A GARDENING project for youngsters which is being tried out at a West Shields allotment site, is blossoming into a huge success.
Young people were, for the first time, invited to take part in Saturday morning sessions at Holder House Allotments, last year.
Now the gardening scheme, in Whiteleas, South Shields, is welcoming a new intake of youngsters to learn more about horticulture and animals.
The plot which houses a range of polytunnels growing various plants, a vegetable patch, a cabin used as a classroom and a chicken coop, had been used exclusively by adults with learning difficulties.
But now, more young carers and their siblings are being given access to the site.
Holder House project manager Chris Convery said: “It started off as a pilot project, and the young people who came to the site loved it. We decided to make it permanent.
“We have had dozens of young carers and their sisters and brothers coming to the garden since the project first started.
“It has grown into such a success, better than we could have ever imagined. Now we are welcoming new faces to the project.”
Funding for the scheme is coming from money designed to pay for young carers to get involved in community projects.

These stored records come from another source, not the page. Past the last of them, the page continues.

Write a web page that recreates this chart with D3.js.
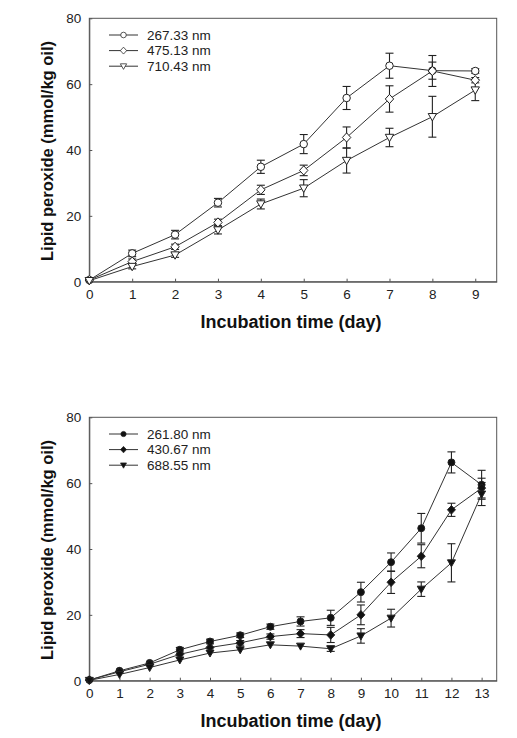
<!DOCTYPE html>
<html><head><meta charset="utf-8">
<script src="https://cdn.jsdelivr.net/npm/d3@7"></script>
<style>
body{margin:0;background:#fff;}
svg{display:block;font-family:"Liberation Sans",Arial,sans-serif;}
</style></head><body>
<svg id="c" width="517" height="738"></svg>
<script>
// ---- Data: top panel ----
const daysA = [0,1,2,3,4,5,6,7,8,9];
const namesA = ["267.33 nm","475.13 nm","710.43 nm"];
const valA1 = [0.5,8.6,14.3,24.0,34.9,41.8,55.8,65.6,64.1,64.0];
const errA1 = [0.3,1.0,1.3,1.3,2.0,2.9,3.5,3.8,2.6,0.7];
const valA2 = [0.5,6.1,10.6,18.0,27.9,33.8,43.8,55.5,64.0,61.2];
const errA2 = [0.3,0.8,0.8,1.0,1.4,1.6,3.2,4.0,4.7,0.8];
const valA3 = [0.3,4.6,8.1,15.7,23.6,28.4,36.8,43.8,50.1,58.2];
const errA3 = [0.2,0.7,0.7,1.2,1.5,2.6,3.8,2.8,6.2,3.2];
// ---- Data: bottom panel ----
const daysB = [0,1,2,3,4,5,6,7,8,9,10,11,12,13];
const namesB = ["261.80 nm","430.67 nm","688.55 nm"];
const valB1 = [0.2,3.0,5.4,9.4,11.9,13.8,16.4,18.0,19.1,26.9,36.0,46.3,66.3,59.5];
const errB1 = [0.2,0.5,0.6,0.7,0.7,0.7,0.8,1.4,2.3,3.0,2.8,4.5,3.2,4.4];
const valB2 = [0.2,2.7,5.0,8.0,10.1,11.5,13.4,14.3,13.9,20.0,29.9,37.8,51.9,58.5];
const errB2 = [0.2,0.4,0.5,0.6,0.6,0.7,0.8,1.2,2.3,3.0,3.4,3.5,2.0,3.0];
const valB3 = [0.1,1.9,4.0,6.3,8.4,9.4,10.9,10.5,9.7,13.6,19.0,27.8,35.8,56.7];
const errB3 = [0.1,0.4,0.5,0.5,0.6,0.6,0.6,0.6,0.8,2.2,2.7,2.2,5.8,3.5];
const yTicks = [0,20,40,60,80];
const xLabel = "Incubation time (day)";
const yLabel = "Lipid peroxide (mmol/kg oil)";

const svg = d3.select("#c");
const ink = "#333";

function sym(type, filled){
  if(type==="circle") return d3.symbol().type(d3.symbolCircle).size(filled?38:44)();
  if(type==="diamond") return filled ? "M0,-4.3L4,0L0,4.3L-4,0Z" : "M0,-4.6L4.2,0L0,4.6L-4.2,0Z";
  return filled ? "M-4,-3L4,-3L0,4Z" : "M-4.2,-3.2L4.2,-3.2L0,4.2Z"; // down triangle
}

function panel(top, days, xmax, series, names, filled){
  const L=89.3, R=496.7, T=top, B=top+263.4;
  const x = d3.scaleLinear().domain([0,xmax]).range([L,R]);
  const y = d3.scaleLinear().domain([0,80]).range([B,T]);
  const g = svg.append("g");
  g.append("rect").attr("x",L).attr("y",T).attr("width",R-L).attr("height",B-T)
    .attr("fill","none").attr("stroke","#555").attr("stroke-width",1);
  const xa = d3.axisBottom(x).tickValues(days).tickFormat(d3.format("d")).tickSizeInner(-3).tickSizeOuter(0).tickPadding(8);
  const gx = g.append("g").attr("transform",`translate(0,${B})`).call(xa);
  const ya = d3.axisLeft(y).tickValues(yTicks).tickSizeInner(-3).tickSizeOuter(0).tickPadding(8);
  const gy = g.append("g").attr("transform",`translate(${L},0)`).call(ya);
  [gx,gy].forEach(a=>{
    a.select(".domain").attr("stroke","#555");
    a.selectAll(".tick line").attr("stroke","#555");
    a.selectAll(".tick text").attr("fill","#222").style("font-size","13.5px").style("font-family","'Liberation Sans',Arial,sans-serif");
  });
  g.append("text").attr("x",(L+R)/2 - 2).attr("y",B+46).attr("text-anchor","middle")
    .style("font-size","18px").style("font-weight","bold").attr("fill","#111").text(xLabel);
  g.append("text").attr("transform",`translate(${46.5},${(T+B)/2 + 1}) rotate(-90)`).attr("text-anchor","middle")
    .attr("dominant-baseline","central")
    .style("font-size","16.5px").style("font-weight","bold").attr("fill","#111").text(yLabel);
  const types=["circle","diamond","triangle"];
  const line = d3.line().x((d,i)=>x(days[i])).y(d=>y(d));
  series.forEach((s,k)=>{
    g.append("path").datum(s.v).attr("d",line).attr("fill","none").attr("stroke",ink).attr("stroke-width",1);
  });
  series.forEach((s,k)=>{
    const eg = g.append("g").attr("stroke","#222").attr("stroke-width",1.1);
    s.v.forEach((v,i)=>{
      const e=s.e[i]; if(y(v-e)-y(v+e)<4) return;
      const cx=x(days[i]);
      eg.append("line").attr("x1",cx).attr("x2",cx).attr("y1",y(v-e)).attr("y2",y(v+e));
      eg.append("line").attr("x1",cx-4).attr("x2",cx+4).attr("y1",y(v-e)).attr("y2",y(v-e));
      eg.append("line").attr("x1",cx-4).attr("x2",cx+4).attr("y1",y(v+e)).attr("y2",y(v+e));
    });
  });
  series.forEach((s,k)=>{
    g.append("g").selectAll("path").data(s.v).join("path")
      .attr("transform",(d,i)=>`translate(${x(days[i])},${y(d)})`)
      .attr("d",sym(types[k],filled)).attr("fill",filled?"#111":"#fff").attr("stroke","#222").attr("stroke-width",1);
  });
  names.forEach((n,k)=>{
    const ly = T+16.7+k*15.6;
    g.append("line").attr("x1",109).attr("x2",138).attr("y1",ly).attr("y2",ly).attr("stroke",ink);
    g.append("path").attr("transform",`translate(123.5,${ly}) scale(0.75)`).attr("d",sym(types[k],filled))
      .attr("fill",filled?"#111":"#fff").attr("stroke","#222");
    g.append("text").attr("x",147).attr("y",ly).attr("dominant-baseline","central")
      .style("font-size","13.5px").attr("fill","#222").text(n);
  });
}

panel(18.3, daysA, 9.5, [{v:valA1,e:errA1},{v:valA2,e:errA2},{v:valA3,e:errA3}], namesA, false);
panel(417.3, daysB, 13.5, [{v:valB1,e:errB1},{v:valB2,e:errB2},{v:valB3,e:errB3}], namesB, true);
</script>
</body></html>
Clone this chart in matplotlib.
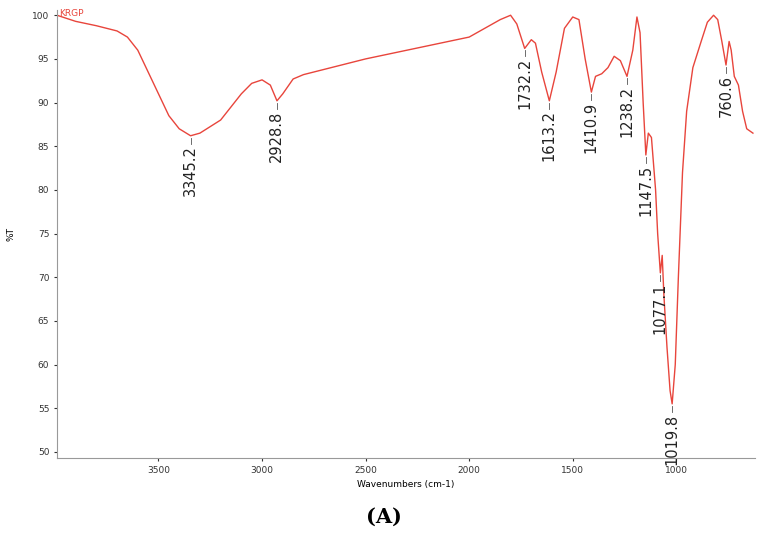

Already, the young people, aged between five and 18, have taken part in arts and crafts sessions, feeding and cleaning out the chicken coops, and, for Mother’s Day. planted seeds which were then given as gifts to their mums.
More recently, the Saturday morning club has joined forces with South Tyneside Inclusive Health Activities based at Chuter Ede to give youngsters the chance to take part in various sports led by coaches Chris Thompson and Carl Ebanks.
The Saturday morning club was launched after Helen Duffy, a direct payments manager with South Tyneside Council, joined forces with Mr Convery.